Figure scripts:

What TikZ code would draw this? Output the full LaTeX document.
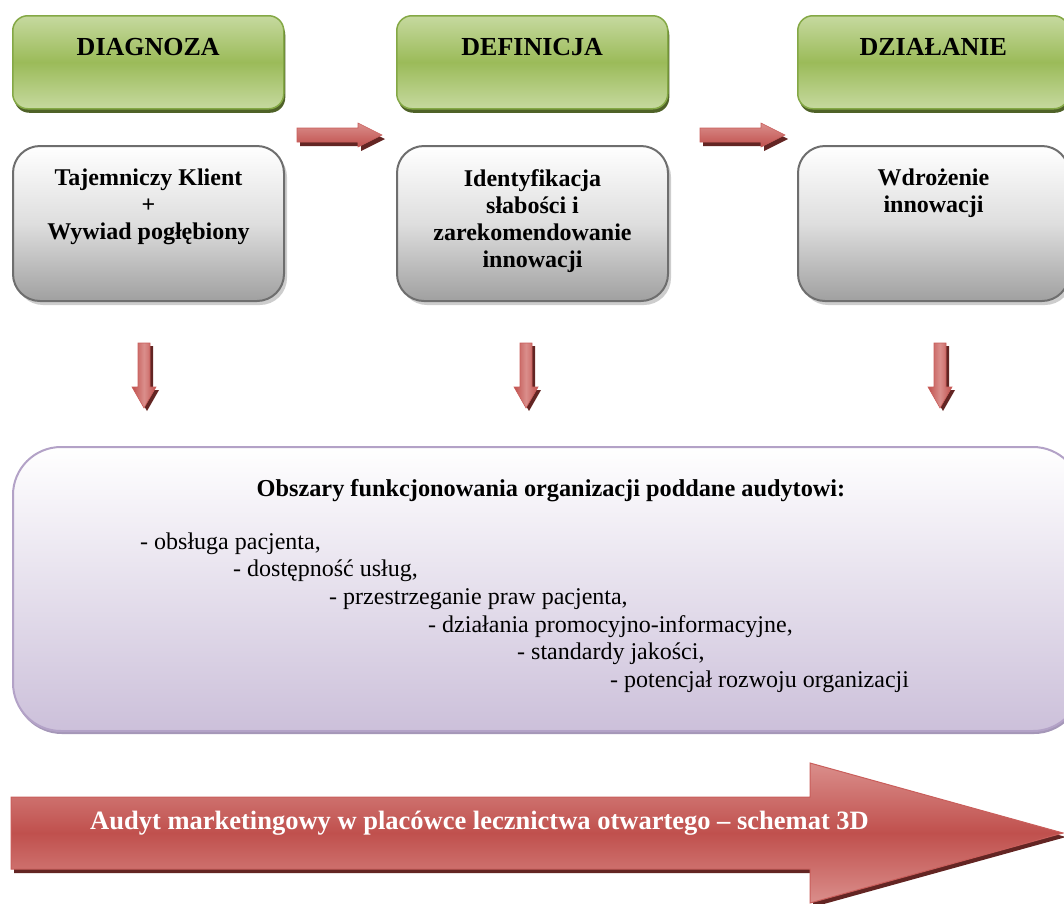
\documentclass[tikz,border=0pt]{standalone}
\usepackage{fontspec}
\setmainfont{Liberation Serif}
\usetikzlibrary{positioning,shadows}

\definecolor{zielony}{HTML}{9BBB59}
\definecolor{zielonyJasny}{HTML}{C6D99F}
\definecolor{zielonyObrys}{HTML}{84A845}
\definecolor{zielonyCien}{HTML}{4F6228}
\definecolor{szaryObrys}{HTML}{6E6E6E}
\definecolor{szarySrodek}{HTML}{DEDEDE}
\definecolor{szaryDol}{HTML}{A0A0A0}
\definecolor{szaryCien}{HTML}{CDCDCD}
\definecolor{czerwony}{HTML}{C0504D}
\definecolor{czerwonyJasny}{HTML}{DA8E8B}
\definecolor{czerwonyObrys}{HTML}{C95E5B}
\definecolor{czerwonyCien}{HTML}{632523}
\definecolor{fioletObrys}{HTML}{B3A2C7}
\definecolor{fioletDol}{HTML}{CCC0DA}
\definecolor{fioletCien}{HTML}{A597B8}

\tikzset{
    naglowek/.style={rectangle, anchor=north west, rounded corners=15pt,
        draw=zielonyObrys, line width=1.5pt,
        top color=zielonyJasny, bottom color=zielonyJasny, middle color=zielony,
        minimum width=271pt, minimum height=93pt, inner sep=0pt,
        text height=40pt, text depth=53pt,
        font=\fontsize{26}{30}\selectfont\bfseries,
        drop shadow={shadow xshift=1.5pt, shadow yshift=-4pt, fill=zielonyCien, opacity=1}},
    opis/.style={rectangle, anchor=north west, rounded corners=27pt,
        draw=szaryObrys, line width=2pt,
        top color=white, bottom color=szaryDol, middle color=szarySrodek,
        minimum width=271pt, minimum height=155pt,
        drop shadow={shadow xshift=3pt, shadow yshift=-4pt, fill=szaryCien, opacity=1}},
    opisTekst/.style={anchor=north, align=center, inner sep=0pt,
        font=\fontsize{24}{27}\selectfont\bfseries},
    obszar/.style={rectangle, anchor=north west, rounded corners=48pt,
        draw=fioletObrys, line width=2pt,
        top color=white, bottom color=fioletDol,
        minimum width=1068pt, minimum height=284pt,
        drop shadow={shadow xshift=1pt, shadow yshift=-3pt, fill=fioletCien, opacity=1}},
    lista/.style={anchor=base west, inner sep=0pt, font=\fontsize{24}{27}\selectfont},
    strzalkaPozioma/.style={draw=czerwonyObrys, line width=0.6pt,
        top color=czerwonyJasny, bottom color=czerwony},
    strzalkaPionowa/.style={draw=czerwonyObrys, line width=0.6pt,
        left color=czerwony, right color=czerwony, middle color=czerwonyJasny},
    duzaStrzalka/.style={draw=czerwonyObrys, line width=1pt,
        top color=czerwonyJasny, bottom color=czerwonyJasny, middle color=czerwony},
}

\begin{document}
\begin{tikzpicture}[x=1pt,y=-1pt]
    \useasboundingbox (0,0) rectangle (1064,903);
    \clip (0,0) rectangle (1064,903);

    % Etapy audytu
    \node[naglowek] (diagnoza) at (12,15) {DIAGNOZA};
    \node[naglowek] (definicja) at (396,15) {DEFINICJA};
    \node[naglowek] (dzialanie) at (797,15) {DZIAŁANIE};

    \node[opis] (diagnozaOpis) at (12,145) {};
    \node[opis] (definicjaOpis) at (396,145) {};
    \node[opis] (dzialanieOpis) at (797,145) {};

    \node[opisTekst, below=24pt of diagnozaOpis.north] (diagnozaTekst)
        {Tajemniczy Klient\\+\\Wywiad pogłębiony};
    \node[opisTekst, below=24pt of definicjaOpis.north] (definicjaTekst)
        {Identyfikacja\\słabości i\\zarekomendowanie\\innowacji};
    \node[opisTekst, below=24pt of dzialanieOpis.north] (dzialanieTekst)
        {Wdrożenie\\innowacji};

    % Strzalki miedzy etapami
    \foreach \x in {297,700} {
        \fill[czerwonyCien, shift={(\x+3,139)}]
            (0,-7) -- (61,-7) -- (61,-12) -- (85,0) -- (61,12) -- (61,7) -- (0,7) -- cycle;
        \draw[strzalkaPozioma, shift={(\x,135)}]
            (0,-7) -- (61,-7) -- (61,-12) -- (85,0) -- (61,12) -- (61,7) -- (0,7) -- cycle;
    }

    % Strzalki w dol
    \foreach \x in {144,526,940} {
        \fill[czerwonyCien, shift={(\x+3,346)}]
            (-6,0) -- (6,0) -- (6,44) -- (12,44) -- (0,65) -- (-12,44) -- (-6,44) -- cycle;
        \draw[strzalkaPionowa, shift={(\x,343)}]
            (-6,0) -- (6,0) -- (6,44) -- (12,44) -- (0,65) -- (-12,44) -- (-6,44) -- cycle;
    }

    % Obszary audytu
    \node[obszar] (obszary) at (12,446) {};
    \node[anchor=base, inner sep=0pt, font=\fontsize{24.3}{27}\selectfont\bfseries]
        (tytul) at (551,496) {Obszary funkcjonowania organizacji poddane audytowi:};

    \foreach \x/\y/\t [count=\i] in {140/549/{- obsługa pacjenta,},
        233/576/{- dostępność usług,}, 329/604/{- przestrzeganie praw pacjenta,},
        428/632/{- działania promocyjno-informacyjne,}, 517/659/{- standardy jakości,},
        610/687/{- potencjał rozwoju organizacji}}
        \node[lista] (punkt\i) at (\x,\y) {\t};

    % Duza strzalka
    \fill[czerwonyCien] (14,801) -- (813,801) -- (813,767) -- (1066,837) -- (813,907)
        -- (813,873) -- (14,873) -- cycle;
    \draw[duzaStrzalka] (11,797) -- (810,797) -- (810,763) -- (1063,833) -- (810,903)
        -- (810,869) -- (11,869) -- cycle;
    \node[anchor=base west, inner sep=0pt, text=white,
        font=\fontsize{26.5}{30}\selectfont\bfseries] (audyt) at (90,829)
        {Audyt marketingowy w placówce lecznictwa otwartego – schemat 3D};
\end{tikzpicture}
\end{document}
* * *
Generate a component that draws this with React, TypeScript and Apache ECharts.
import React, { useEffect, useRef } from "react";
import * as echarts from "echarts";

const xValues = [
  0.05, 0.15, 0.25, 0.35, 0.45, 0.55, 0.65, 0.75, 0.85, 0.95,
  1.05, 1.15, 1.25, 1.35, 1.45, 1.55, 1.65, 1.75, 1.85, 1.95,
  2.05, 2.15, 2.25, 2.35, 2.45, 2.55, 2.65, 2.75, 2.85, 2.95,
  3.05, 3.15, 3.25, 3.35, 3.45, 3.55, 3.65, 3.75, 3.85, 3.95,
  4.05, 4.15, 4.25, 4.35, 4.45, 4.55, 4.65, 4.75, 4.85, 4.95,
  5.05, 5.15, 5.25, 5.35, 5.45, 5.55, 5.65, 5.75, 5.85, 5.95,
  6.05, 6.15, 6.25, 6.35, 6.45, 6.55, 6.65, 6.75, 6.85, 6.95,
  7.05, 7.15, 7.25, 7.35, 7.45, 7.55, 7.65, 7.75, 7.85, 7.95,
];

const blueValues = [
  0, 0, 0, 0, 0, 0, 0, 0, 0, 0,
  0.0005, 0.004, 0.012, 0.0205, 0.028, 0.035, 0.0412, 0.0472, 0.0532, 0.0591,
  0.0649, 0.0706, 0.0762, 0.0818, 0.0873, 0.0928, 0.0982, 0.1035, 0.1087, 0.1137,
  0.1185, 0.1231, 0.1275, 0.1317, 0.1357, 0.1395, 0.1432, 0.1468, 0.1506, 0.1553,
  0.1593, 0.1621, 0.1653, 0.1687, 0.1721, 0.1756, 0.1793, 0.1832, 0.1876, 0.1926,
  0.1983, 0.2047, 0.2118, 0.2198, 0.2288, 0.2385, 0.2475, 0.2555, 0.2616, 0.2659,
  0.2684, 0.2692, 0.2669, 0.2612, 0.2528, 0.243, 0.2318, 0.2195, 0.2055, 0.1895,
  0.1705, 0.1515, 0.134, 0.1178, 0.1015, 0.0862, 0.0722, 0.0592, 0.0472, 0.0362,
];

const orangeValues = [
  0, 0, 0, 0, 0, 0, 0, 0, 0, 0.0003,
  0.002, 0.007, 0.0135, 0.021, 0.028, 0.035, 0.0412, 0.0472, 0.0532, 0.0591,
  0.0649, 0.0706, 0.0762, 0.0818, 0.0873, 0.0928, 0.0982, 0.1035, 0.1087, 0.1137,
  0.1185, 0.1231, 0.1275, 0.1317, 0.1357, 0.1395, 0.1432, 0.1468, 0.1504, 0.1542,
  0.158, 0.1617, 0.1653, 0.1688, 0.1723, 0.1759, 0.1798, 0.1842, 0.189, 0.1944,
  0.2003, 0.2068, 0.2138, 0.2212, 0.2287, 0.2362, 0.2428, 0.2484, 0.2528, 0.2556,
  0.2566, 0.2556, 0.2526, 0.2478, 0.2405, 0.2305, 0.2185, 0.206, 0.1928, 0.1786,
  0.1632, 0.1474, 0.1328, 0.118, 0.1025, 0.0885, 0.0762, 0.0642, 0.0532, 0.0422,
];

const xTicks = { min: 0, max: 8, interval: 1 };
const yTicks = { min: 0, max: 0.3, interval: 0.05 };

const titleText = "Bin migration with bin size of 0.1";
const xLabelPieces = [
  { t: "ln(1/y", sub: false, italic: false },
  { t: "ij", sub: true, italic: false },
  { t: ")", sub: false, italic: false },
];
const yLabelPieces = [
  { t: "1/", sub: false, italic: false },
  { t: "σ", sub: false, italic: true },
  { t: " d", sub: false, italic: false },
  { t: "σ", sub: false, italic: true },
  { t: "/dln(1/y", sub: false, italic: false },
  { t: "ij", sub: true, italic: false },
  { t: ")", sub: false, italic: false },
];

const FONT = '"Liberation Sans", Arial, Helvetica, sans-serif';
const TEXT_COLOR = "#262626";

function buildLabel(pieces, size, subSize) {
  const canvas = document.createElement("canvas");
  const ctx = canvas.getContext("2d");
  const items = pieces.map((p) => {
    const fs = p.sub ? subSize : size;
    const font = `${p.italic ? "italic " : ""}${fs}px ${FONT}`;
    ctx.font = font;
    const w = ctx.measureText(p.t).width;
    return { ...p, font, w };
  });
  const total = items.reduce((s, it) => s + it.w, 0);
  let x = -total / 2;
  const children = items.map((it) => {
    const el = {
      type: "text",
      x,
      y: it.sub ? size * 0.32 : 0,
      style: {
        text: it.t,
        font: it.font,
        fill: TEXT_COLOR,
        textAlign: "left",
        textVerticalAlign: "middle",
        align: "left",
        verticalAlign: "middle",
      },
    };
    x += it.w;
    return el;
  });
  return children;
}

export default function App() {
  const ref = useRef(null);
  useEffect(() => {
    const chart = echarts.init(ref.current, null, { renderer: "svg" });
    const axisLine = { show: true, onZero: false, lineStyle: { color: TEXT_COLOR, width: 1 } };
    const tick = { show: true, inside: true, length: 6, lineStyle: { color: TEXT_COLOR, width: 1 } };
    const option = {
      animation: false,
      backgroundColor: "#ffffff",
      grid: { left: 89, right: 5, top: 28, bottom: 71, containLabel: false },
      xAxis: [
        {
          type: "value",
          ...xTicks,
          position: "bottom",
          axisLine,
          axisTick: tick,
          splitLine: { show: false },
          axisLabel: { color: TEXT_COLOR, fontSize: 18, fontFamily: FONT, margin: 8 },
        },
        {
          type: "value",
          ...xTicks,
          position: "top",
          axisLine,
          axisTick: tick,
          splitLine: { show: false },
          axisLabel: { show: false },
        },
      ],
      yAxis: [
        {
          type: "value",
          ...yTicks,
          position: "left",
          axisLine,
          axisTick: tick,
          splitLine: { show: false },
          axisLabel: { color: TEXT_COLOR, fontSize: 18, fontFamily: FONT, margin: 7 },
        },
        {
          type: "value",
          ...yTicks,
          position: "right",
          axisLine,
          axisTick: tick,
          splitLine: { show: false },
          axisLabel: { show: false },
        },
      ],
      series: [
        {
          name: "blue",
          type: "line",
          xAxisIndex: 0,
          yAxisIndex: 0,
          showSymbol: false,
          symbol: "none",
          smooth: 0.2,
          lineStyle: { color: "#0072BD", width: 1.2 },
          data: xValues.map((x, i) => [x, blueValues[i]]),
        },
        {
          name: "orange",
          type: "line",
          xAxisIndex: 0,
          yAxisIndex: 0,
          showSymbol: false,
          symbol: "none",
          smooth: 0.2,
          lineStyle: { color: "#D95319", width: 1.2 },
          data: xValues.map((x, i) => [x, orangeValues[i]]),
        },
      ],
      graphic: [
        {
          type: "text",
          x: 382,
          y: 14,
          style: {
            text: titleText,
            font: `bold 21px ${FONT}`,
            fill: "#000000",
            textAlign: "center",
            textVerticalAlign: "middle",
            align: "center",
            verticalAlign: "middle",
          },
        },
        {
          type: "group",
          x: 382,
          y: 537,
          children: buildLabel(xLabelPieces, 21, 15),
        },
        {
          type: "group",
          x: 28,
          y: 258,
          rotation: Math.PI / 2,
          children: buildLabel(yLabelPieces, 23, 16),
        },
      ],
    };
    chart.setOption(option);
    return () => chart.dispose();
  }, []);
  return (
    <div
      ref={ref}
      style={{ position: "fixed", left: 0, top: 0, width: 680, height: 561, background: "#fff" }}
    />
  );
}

[Work to do]:
Copy all the lines above that hold the string "this".

[Answer below]:
What TikZ code would draw this? Output the full LaTeX document.
Generate a component that draws this with React, TypeScript and Apache ECharts.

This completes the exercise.